What the Commercial Landscape Actually Looks Like

Queen Creek's commercial real estate inventory remains tighter than you would find in Chandler or Gilbert, which is partly the point. Retail pads, flex industrial space, and mixed-use parcels are all in various stages of development or absorption. The market is not mature, which means the entry calculus is different than it would be in an established corridor.

 

That also means the due diligence requirements are higher. Investors and business owners considering the area need to understand which parcels carry entitlements, how traffic counts are trending on the primary corridors, and what the phasing looks like on planned infrastructure. These are not complicated questions, but they require local knowledge rather than a national brokerage's generic market report.

 

Working with someone who covers Queen Creek commercial real estate as part of their core practice matters in a market like this. Pierce CRE focuses on exactly this kind of Phoenix metro submarket work, where the deal quality depends on reading local conditions rather than relying on metro-wide averages.

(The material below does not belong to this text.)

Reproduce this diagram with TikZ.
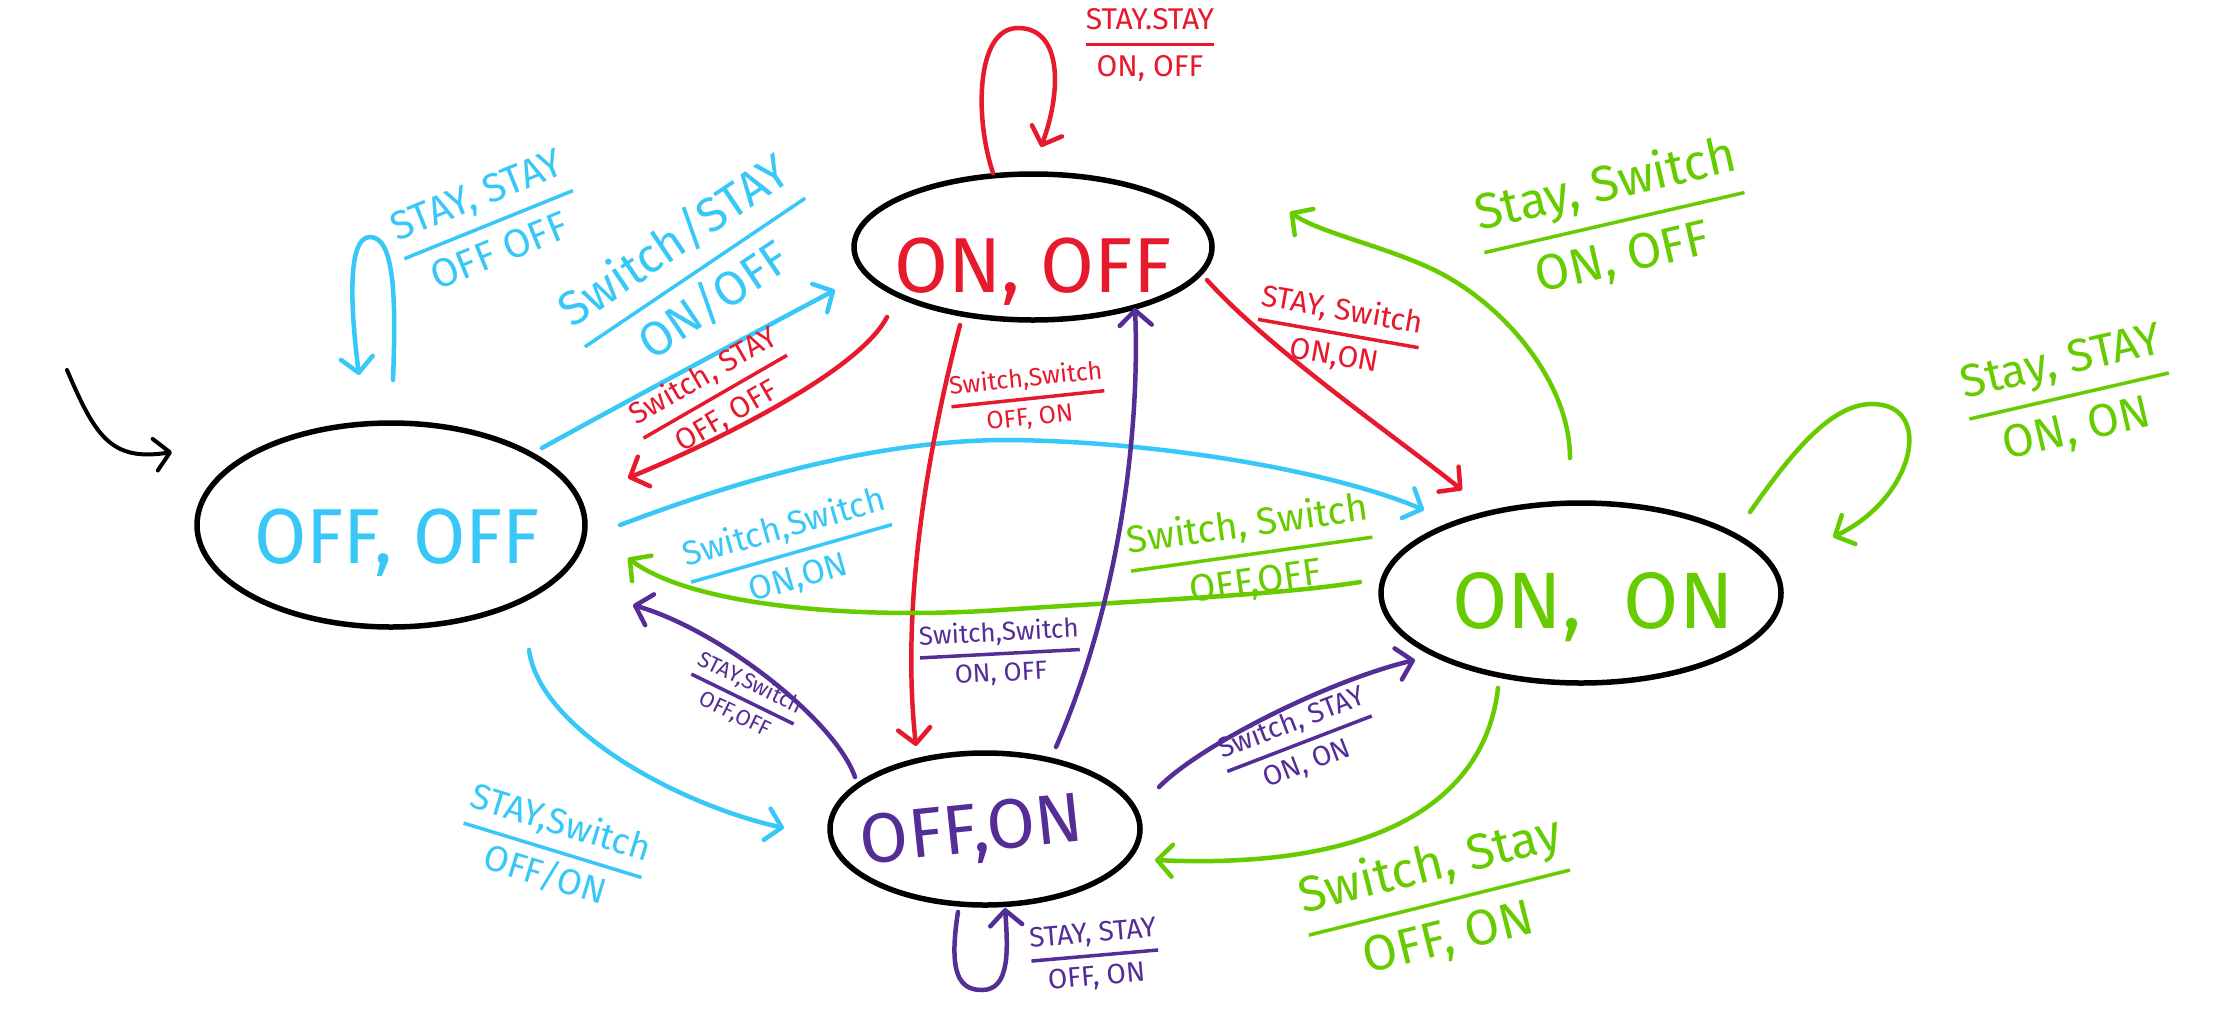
\documentclass[tikz,border=0pt]{standalone}
\usepackage{fontspec}
\setmainfont{Fira Sans}
\usetikzlibrary{arrows.meta,shapes.geometric,calc}
\definecolor{cyanc}{RGB}{56,200,248}
\definecolor{redc}{RGB}{230,25,45}
\definecolor{greenc}{RGB}{102,204,0}
\definecolor{purplec}{RGB}{85,45,150}
\setlength{\arrayrulewidth}{3.5pt}
\newcommand{\frl}[2]{\begin{tabular}{@{}c@{}}#1\\[0.12em]\hline\rule{0pt}{1.0em}#2\end{tabular}}
\newcommand{\fsz}[1]{\fontsize{#1}{#1}\selectfont}
\newcommand{\stxt}[3]{\makebox[0pt]{\hspace*{#1}\raisebox{#2}[0pt][0pt]{#3}}}
\begin{document}
\begin{tikzpicture}[x=1pt,y=-1pt,
  st/.style={ellipse, draw=black, line width=5.5pt, inner sep=0pt},
  conn/.style={line width=4.5pt, line cap=round, -{Straight Barb[length=15pt,width=32pt,round]}},
  lab/.style={inner sep=0pt, align=center}]
\fill[white] (0,0) rectangle (2213,1013);
\useasboundingbox (0,0) rectangle (2213,1013);

% states
\node[st, minimum width=388pt, minimum height=204pt, text=cyanc, font=\fsz{78}] (offoff) at (391,525) {\stxt{12pt}{-38pt}{\scalebox{0.97}[1]{OFF, OFF}}};
\node[st, minimum width=358pt, minimum height=146pt, text=redc, font=\fsz{78}] (onoff) at (1033,247) {\stxt{0pt}{-45pt}{ON, OFF}};
\node[st, minimum width=400pt, minimum height=180pt, text=greenc, font=\fsz{80}] (onon) at (1581,593) {\stxt{24pt}{-35pt}{ON,\ \ ON}};
\node[st, minimum width=310pt, minimum height=152pt, text=purplec, font=\fsz{70}] (offon) at (985,829) {\stxt{-26pt}{-35pt}{\rotatebox{6}{OFF,ON}}};

% initial arrow
\coordinate (init) at (67,370);
\draw[conn, line width=4pt] (init) .. controls (95,435) and (110,462) .. ($(offoff)+(-219,-73)$);

% cyan (from OFF,OFF)
\draw[conn, cyanc] ($(offoff)+(2,-145)$) .. controls (396,300) and (395,237) .. (370,237) .. controls (345,237) and (352,320) .. ($(offoff)+(-32,-150)$);
\draw[conn, cyanc] ($(offoff)+(151,-77)$) .. controls (620,405) and (750,335) .. ($(onoff)+(-198,43)$);
\draw[conn, cyanc] ($(offoff)+(229,0)$) .. controls (700,495) and (850,442) .. (1000,440) .. controls (1150,440) and (1330,470) .. ($(onon)+(-157,-83)$);
\draw[conn, cyanc] ($(offoff)+(138,125)$) .. controls (540,730) and (680,805) .. ($(offon)+(-201,-1)$);

% red (from ON,OFF)
\draw[conn, redc] ($(onoff)+(-40,-74)$) .. controls (975,120) and (975,28) .. (1018,28) .. controls (1062,28) and (1062,90) .. ($(onoff)+(8,-100)$);
\draw[conn, redc] ($(onoff)+(-146,70)$) .. controls (860,370) and (720,440) .. ($(offoff)+(237,-47)$);
\draw[conn, redc] ($(onoff)+(-73,78)$) .. controls (930,440) and (900,600) .. ($(offon)+(-69,-83)$);
\draw[conn, redc] ($(onoff)+(174,33)$) .. controls (1270,350) and (1400,440) .. ($(onon)+(-119,-103)$);

% green (from ON,ON)
\draw[conn, greenc] ($(onon)+(169,-81)$) .. controls (1790,455) and (1830,404) .. (1872,404) .. controls (1935,404) and (1915,498) .. ($(onon)+(252,-56)$);
\draw[conn, greenc] ($(onon)+(-11,-135)$) .. controls (1570,380) and (1500,300) .. (1430,268) .. controls (1380,245) and (1318,232) .. ($(onoff)+(257,-35)$);
\draw[conn, greenc] ($(onon)+(-221,-11)$) .. controls (1280,595) and (1150,600) .. (1000,610) .. controls (850,620) and (690,605) .. ($(offoff)+(237,33)$);
\draw[conn, greenc] ($(onon)+(-83,95)$) .. controls (1485,800) and (1380,870) .. ($(offon)+(170,31)$);

% purple (from OFF,ON)
\draw[conn, purplec] ($(offon)+(-27,83)$) .. controls (948,975) and (960,990) .. (982,990) .. controls (1010,990) and (1008,950) .. ($(offon)+(20,79)$);
\draw[conn, purplec] ($(offon)+(-130,-52)$) .. controls (835,720) and (720,630) .. ($(offoff)+(242,80)$);
\draw[conn, purplec] ($(offon)+(71,-82)$) .. controls (1120,600) and (1140,430) .. ($(onoff)+(102,61)$);
\draw[conn, purplec] ($(offon)+(174,-42)$) .. controls (1200,745) and (1330,680) .. ($(onon)+(-166,67)$);

% labels
\node[lab, text=cyanc, font=\fsz{40}, rotate=22] (l1) at (490,228) {\frl{STAY, STAY}{OFF OFF}};
\node[lab, text=cyanc, font=\fsz{48}, rotate=34] (l2) at (696,274) {\frl{Switch/STAY}{ON/OFF}};
\node[lab, text=cyanc, font=\fsz{34}, rotate=16] (l3) at (792,555) {\frl{Switch,Switch}{ON,ON}};
\node[lab, text=cyanc, font=\fsz{36}, rotate=-17] (l4) at (552,852) {\frl{STAY,Switch}{OFF/ON}};

\node[lab, text=redc, font=\fsz{30}] (l5) at (1150,47) {\frl{STAY.STAY}{ON, OFF}};
\node[lab, text=redc, font=\fsz{30}, rotate=30] (l6) at (716,398) {\frl{Switch, STAY}{OFF, OFF}};
\node[lab, text=redc, font=\fsz{25}, rotate=6] (l7) at (1028,400) {\frl{Switch,Switch}{OFF, ON}};
\node[lab, text=redc, font=\fsz{30}, rotate=-10] (l8) at (1338,335) {\frl{STAY, Switch}{ON,ON}};

\node[lab, text=greenc, font=\fsz{46}, rotate=13] (l9) at (2070,400) {\frl{Stay, STAY}{ON, ON}};
\node[lab, text=greenc, font=\fsz{50}, rotate=13] (l10) at (1615,225) {\frl{Stay, Switch}{ON, OFF}};
\node[lab, text=greenc, font=\fsz{38}, rotate=8] (l11) at (1252,556) {\frl{Switch, Switch}{OFF,OFF}};
\node[lab, text=greenc, font=\fsz{50}, rotate=14] (l12) at (1440,905) {\frl{Switch, Stay}{OFF, ON}};

\node[lab, text=purplec, font=\fsz{28}, rotate=5] (l13) at (1095,958) {\frl{STAY, STAY}{OFF, ON}};
\node[lab, text=purplec, font=\fsz{22}, rotate=-26] (l14) at (742,700) {\frl{STAY,Switch}{OFF,OFF}};
\node[lab, text=purplec, font=\fsz{26}, rotate=3] (l15) at (1000,655) {\frl{Switch,Switch}{ON, OFF}};
\node[lab, text=purplec, font=\fsz{28}, rotate=21] (l16) at (1300,745) {\frl{Switch, STAY}{ON, ON}};
\end{tikzpicture}
\end{document}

The Industrial Angle Entrepreneurs Often Miss

Most coverage of Queen Creek focuses on retail and residential. The industrial story is underreported.

 

The southeast Valley's proximity to major logistics corridors and its available land base have made it attractive for light industrial, last-mile distribution, and trade contractor operations that need yard space and reasonable lease rates. For entrepreneurs running physical operations, whether that means HVAC, plumbing, landscaping, or product distribution, suburban industrial space in this corridor can offer a practical alternative to competing for space in more established industrial parks closer to Phoenix.

 

This pattern repeats across the San Tan Valley and Apache Junction corridor, but Queen Creek's combination of strong growth demographics and available commercial land puts it near the front of that conversation.

What to Watch Before Committing

Any market with this growth profile carries risk alongside opportunity. A few things worth paying attention to:

 

  • Infrastructure timing. Road improvements and utility extensions affect which parcels are viable for which uses and on what timeline.

  • Retail saturation risk. Some categories of retail chase rooftops faster than the economics justify. Demand exists, but it is not uniform across retail types.

  • Lease structure. In emerging markets, landlords and tenants are still negotiating what standard deal terms look like. Having a broker who understands the local comparable set is important.

 

None of these risks are deal-breakers. They are the kind of variables that separate informed buyers from reactive ones.

The Larger Takeaway

Phoenix's growth story has always had a suburban dimension, but the eastern and southeastern corridors are now drawing a different caliber of commercial attention than they did five or ten years ago. Queen Creek sits at an interesting point in that arc: past the stage where commercial development was speculative, but not yet at the stage where prime positions are locked up.

 

For entrepreneurs and investors who do their homework, that is typically where the best entries are found. Not at the peak of a market's coverage, and not at the very beginning when nothing is built. Somewhere in the middle, when the signals are clear enough to act but early enough to matter.